Pistolet kupił anonimowy licytant telefoniczny.
Pistolet to rewolwer Lefaucheux kaliber 7 mm, który jest w bardzo złym stanie i uważa się, że spędził sporo czasu w ziemi zanim został odkryty przez rolnika kilkadziesiąt lat temu. Pistolet a właściwie jego szczątki są pogięte i pordzewiałe oraz brakuje mu okładzin chwytu. Szacuje się, że przed odkryciem w ziemi spędził ponad 50 lat.
Opis aukcji rewolweru:
„Odkryty przez rolnika około 1960 r. na polu, gdzie Vincent van Gogh podjął próbę odebrania sobie życia 27 lipca 1890 r., przekazany właścicielowi gospody, w której artysta zmarł, przebywał w rodzinie przekazywany z ojca na syna.”
Dom aukcyjny Drouot poinformował, że „testy techniczne broni pokazały, że broń została użyta i wskazują, że broń pozostała w ziemi przez okres, który zbiega się z rokiem 1890. Wszystkie te wskazówki potwierdzają teorię, że jest to broń użyta do samobójstwa. ”
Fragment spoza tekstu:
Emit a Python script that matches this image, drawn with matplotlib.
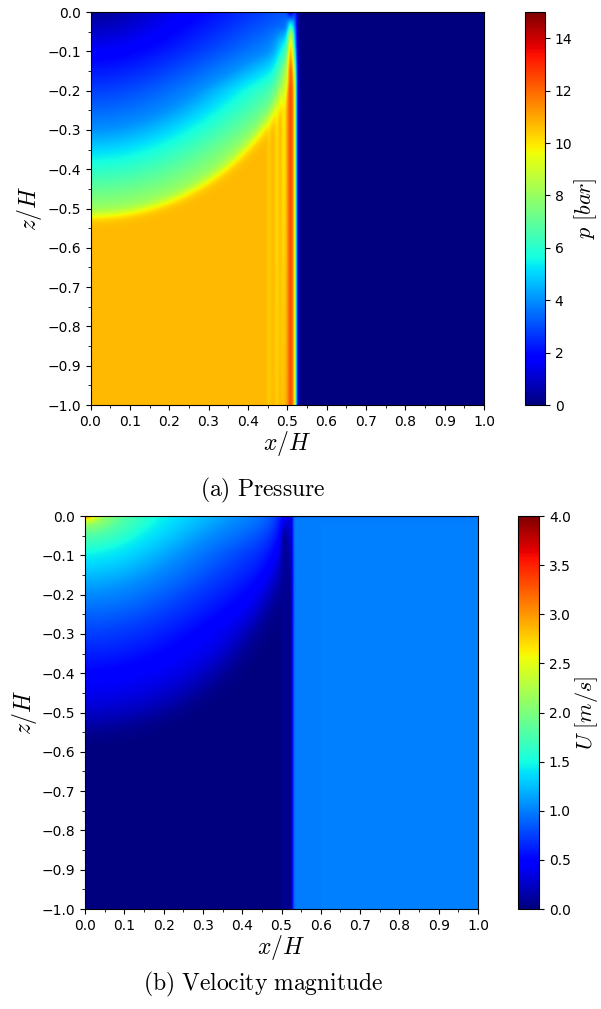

Nie wszyscy jednak uważają, że rewolwer został użyty przez Van Gogha do popełnienia samobójstwa. Instytut Van Gogha skrytykował aukcję stwierdzeniem, że „Nic nie sugeruje, że szczątki (broni) są formalnie związane ze śmiercią Van Gogha. Jest to komercjalizacja tragedii, która zasługuje na większy szacunek”.